_TASK TO COMPLETE:_
Extract the lines of the material below, beginning with the first and ending with the line that holds "const mammoTpr = [0, 0.335, 0.4, 0.447, 1];". Skip every picture.
--- begin INFORMATION PROVIDED ---
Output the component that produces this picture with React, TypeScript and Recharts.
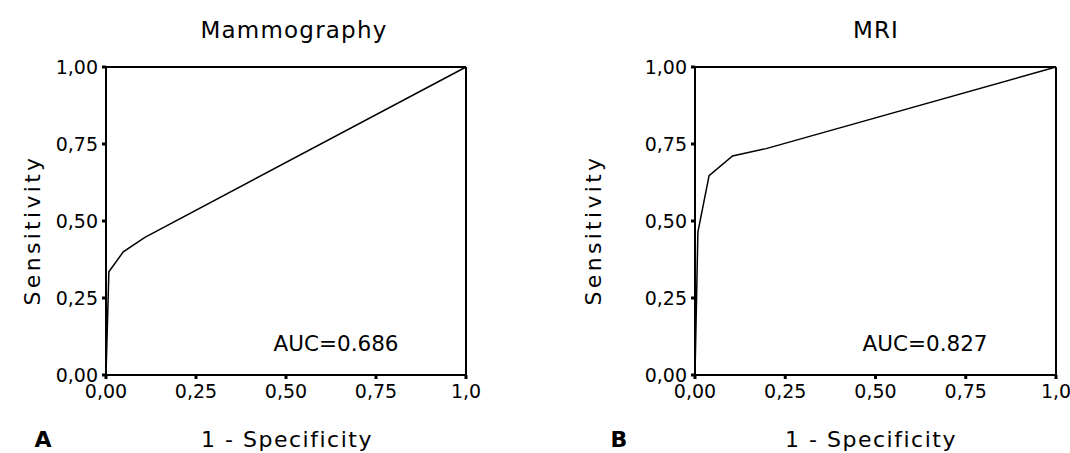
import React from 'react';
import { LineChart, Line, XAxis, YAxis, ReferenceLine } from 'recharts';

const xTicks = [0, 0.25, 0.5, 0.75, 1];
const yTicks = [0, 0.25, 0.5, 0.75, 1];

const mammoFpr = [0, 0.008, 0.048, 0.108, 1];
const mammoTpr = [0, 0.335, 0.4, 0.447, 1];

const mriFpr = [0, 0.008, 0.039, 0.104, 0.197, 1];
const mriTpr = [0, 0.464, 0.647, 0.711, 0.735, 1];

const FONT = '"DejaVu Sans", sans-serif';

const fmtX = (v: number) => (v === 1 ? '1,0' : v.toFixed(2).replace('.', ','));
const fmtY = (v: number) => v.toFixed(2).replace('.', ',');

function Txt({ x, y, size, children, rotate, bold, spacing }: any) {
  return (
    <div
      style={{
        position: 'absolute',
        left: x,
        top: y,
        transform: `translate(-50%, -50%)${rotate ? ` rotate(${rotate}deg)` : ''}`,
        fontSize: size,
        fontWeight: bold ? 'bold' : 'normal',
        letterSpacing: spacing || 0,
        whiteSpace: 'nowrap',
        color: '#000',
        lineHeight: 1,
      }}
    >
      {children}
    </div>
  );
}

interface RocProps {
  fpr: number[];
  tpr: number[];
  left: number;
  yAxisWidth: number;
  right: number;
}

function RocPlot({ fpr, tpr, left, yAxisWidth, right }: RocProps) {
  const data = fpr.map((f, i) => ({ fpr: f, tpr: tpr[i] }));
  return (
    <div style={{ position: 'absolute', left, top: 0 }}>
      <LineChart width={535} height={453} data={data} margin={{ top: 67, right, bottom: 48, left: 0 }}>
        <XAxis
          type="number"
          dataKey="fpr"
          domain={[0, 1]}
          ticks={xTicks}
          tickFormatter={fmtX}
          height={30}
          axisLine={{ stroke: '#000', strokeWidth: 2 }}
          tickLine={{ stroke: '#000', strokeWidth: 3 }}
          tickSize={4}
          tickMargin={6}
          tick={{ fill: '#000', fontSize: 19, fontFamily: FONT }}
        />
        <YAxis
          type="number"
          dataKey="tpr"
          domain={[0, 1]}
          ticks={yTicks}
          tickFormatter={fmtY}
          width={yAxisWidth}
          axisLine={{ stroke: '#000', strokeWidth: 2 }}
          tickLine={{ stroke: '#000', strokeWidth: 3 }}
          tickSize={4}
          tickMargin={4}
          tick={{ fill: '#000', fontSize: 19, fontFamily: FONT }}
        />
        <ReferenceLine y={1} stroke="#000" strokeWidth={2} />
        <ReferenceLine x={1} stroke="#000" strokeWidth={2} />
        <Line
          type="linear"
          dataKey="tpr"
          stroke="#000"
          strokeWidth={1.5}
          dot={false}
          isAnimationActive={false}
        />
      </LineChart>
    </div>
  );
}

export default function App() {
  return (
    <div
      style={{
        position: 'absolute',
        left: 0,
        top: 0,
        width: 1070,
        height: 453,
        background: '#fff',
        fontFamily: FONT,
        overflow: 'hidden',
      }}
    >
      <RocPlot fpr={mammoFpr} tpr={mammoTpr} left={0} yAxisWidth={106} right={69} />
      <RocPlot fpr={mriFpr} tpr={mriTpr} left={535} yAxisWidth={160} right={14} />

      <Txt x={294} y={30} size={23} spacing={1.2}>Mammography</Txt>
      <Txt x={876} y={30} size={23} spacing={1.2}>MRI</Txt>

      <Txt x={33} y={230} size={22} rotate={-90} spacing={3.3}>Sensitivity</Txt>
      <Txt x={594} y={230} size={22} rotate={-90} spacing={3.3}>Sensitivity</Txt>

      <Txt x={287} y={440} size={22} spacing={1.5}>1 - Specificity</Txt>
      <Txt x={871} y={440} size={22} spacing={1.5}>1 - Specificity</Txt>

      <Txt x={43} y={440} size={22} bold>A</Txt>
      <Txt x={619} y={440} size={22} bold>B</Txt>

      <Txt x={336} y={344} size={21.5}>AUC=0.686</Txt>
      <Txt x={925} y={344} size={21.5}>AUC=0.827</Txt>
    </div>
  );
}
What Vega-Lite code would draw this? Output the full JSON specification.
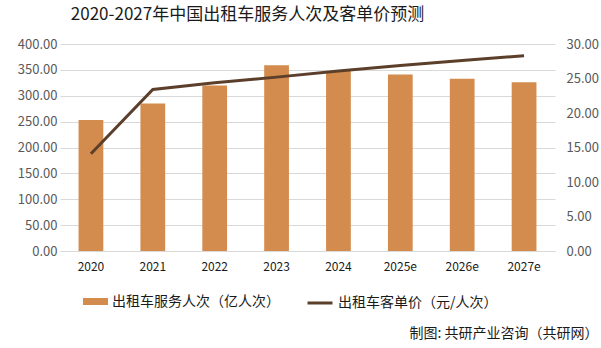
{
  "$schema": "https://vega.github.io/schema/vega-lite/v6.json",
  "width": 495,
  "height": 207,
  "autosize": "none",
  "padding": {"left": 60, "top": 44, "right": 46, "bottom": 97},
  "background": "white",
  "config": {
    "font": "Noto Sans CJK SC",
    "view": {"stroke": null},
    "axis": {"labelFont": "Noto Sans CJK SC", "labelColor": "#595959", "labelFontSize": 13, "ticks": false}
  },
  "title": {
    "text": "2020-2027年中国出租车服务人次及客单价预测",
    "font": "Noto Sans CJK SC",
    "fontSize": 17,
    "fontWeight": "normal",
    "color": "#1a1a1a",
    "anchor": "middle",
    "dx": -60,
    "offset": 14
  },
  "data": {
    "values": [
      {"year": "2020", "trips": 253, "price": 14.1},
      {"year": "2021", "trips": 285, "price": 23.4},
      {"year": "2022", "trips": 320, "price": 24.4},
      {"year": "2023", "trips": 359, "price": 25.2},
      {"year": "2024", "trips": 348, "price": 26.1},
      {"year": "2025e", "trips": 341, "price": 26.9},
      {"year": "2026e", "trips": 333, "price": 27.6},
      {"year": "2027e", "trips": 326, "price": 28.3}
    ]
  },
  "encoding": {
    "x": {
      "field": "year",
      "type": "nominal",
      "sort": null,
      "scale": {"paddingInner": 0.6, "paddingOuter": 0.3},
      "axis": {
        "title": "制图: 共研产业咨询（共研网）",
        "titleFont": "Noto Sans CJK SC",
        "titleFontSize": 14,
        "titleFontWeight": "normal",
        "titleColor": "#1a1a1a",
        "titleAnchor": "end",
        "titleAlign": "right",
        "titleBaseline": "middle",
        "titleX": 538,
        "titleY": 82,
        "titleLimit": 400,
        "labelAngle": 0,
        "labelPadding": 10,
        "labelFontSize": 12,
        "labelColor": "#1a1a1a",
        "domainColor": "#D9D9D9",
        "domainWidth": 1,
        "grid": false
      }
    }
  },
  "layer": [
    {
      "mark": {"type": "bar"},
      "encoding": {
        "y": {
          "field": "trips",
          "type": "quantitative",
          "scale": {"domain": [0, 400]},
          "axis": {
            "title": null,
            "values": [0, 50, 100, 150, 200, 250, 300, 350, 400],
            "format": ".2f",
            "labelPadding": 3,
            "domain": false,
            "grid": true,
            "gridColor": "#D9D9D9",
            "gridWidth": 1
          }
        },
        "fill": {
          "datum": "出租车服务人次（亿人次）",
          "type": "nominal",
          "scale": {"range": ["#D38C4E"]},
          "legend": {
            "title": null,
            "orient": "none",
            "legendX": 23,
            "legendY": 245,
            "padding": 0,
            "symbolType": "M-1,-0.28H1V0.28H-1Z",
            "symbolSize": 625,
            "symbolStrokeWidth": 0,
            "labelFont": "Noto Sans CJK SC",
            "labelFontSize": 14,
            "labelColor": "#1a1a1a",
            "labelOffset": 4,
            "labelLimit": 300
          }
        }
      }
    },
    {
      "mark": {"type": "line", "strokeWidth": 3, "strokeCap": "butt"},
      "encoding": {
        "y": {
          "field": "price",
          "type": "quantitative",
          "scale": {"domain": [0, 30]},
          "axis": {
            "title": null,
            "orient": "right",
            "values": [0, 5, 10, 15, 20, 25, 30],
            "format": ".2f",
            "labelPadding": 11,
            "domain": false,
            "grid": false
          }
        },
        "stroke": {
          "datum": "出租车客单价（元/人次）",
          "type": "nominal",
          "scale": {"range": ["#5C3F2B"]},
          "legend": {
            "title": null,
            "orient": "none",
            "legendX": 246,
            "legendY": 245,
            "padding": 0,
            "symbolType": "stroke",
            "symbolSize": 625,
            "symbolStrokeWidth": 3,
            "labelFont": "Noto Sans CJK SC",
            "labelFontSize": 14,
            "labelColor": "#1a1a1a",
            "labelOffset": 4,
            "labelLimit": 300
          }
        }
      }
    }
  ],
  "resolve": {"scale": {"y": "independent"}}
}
--- end INFORMATION PROVIDED ---
_ANSWER IN FULL:_
Output the component that produces this picture with React, TypeScript and Recharts.
import React from 'react';
import { LineChart, Line, XAxis, YAxis, ReferenceLine } from 'recharts';

const xTicks = [0, 0.25, 0.5, 0.75, 1];
const yTicks = [0, 0.25, 0.5, 0.75, 1];

const mammoFpr = [0, 0.008, 0.048, 0.108, 1];
const mammoTpr = [0, 0.335, 0.4, 0.447, 1];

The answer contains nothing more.